__Raw records__
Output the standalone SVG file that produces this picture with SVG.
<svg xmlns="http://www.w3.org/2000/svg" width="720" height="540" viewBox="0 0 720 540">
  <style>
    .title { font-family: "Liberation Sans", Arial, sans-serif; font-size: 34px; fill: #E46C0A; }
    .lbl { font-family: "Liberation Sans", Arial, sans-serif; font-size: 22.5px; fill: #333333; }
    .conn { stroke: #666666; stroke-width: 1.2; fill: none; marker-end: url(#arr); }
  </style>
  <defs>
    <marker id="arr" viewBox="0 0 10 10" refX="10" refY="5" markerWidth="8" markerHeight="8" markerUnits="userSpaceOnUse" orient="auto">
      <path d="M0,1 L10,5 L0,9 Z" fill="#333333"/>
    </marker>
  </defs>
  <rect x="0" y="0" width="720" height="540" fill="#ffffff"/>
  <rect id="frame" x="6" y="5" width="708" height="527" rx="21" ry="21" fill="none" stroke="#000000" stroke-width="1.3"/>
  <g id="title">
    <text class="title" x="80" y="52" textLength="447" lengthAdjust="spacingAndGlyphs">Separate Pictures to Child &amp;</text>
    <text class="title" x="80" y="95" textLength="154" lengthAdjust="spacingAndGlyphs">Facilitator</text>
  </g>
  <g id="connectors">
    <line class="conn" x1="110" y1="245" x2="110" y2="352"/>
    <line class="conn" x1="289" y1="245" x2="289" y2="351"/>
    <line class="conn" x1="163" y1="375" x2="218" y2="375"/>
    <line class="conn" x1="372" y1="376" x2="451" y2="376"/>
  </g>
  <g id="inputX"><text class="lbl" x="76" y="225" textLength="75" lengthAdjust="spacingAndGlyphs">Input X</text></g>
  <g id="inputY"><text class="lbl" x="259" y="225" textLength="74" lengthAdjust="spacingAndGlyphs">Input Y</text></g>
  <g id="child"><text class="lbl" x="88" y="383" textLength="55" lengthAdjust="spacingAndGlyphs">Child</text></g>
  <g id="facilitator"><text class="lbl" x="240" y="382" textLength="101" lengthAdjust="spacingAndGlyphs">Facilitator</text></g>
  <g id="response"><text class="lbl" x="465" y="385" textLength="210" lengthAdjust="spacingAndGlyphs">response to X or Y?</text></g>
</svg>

--

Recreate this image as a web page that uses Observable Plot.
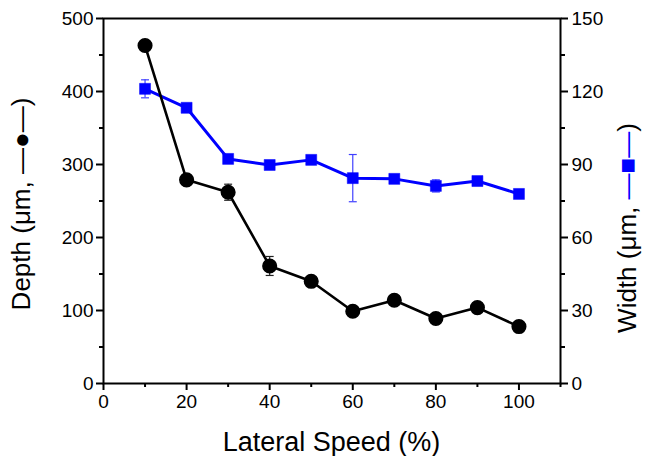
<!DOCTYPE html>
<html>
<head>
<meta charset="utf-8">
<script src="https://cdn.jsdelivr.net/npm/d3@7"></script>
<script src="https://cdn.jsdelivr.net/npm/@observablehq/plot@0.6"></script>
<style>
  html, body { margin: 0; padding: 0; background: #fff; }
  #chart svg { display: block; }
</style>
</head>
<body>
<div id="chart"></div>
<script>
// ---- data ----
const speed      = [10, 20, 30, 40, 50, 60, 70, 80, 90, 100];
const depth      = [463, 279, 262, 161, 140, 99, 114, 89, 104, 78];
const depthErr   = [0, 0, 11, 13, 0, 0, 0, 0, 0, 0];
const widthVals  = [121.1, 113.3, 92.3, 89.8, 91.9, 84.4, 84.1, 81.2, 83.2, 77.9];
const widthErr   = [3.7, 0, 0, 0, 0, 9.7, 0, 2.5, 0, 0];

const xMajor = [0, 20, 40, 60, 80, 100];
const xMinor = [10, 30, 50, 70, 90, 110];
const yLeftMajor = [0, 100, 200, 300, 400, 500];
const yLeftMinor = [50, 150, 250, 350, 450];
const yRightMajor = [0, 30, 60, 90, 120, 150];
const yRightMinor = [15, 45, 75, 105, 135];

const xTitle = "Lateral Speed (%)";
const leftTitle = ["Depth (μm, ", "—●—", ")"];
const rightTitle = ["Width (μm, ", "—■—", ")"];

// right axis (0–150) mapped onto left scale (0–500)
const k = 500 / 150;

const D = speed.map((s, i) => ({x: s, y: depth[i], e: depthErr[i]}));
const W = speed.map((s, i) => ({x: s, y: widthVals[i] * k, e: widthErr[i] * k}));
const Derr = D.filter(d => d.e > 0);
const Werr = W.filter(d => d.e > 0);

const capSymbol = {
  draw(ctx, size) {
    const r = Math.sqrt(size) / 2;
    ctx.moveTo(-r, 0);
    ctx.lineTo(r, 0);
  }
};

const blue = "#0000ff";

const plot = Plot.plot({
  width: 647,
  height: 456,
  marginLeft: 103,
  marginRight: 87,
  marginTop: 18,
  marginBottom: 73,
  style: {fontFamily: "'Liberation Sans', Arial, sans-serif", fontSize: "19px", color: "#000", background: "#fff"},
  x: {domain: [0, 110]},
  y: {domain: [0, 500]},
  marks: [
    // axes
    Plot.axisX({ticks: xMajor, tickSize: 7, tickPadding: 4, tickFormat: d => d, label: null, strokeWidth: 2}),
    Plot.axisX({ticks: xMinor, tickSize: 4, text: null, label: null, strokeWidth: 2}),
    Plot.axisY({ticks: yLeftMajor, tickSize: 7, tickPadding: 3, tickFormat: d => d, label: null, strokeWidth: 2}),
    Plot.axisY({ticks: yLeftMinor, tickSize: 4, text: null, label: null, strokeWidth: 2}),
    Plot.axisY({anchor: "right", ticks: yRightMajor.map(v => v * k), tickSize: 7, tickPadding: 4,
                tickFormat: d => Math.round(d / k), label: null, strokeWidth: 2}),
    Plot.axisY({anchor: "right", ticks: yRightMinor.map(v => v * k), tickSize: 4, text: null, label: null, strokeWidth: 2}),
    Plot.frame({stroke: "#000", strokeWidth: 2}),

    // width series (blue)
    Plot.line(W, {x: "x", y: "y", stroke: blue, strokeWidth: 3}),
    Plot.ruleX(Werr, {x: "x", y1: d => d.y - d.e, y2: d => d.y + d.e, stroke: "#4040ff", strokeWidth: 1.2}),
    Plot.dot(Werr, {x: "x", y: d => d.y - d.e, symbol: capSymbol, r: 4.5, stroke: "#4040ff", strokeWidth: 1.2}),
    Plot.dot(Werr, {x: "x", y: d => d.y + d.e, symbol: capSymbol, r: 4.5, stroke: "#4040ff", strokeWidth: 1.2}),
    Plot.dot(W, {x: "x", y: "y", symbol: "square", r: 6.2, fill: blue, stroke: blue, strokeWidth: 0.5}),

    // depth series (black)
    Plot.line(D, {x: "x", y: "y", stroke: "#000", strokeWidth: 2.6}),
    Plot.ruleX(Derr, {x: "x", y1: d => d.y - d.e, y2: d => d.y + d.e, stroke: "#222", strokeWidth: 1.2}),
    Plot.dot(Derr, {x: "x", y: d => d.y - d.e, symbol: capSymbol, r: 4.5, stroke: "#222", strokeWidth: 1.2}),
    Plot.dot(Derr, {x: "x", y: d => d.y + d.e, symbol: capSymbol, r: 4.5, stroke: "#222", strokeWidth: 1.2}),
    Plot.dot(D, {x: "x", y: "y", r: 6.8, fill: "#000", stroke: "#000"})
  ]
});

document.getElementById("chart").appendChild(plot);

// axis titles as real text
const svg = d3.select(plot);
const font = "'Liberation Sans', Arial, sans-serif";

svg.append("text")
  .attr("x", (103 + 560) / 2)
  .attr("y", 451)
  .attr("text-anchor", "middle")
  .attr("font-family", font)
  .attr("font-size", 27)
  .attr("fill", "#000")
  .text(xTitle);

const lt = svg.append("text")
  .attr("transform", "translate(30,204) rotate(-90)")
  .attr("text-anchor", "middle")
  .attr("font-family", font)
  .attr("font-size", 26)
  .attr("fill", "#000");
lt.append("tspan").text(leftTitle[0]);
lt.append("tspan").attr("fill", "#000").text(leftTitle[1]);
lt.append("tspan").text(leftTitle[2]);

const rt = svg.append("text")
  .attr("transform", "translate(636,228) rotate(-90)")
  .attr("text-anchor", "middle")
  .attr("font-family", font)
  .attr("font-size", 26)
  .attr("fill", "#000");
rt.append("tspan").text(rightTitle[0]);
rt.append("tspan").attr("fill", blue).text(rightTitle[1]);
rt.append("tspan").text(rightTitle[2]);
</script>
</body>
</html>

__Task instructions__
Identify all lines in the records above with the word "this".

__Written solution__
Output the standalone SVG file that produces this picture with SVG.
Recreate this image as a web page that uses Observable Plot.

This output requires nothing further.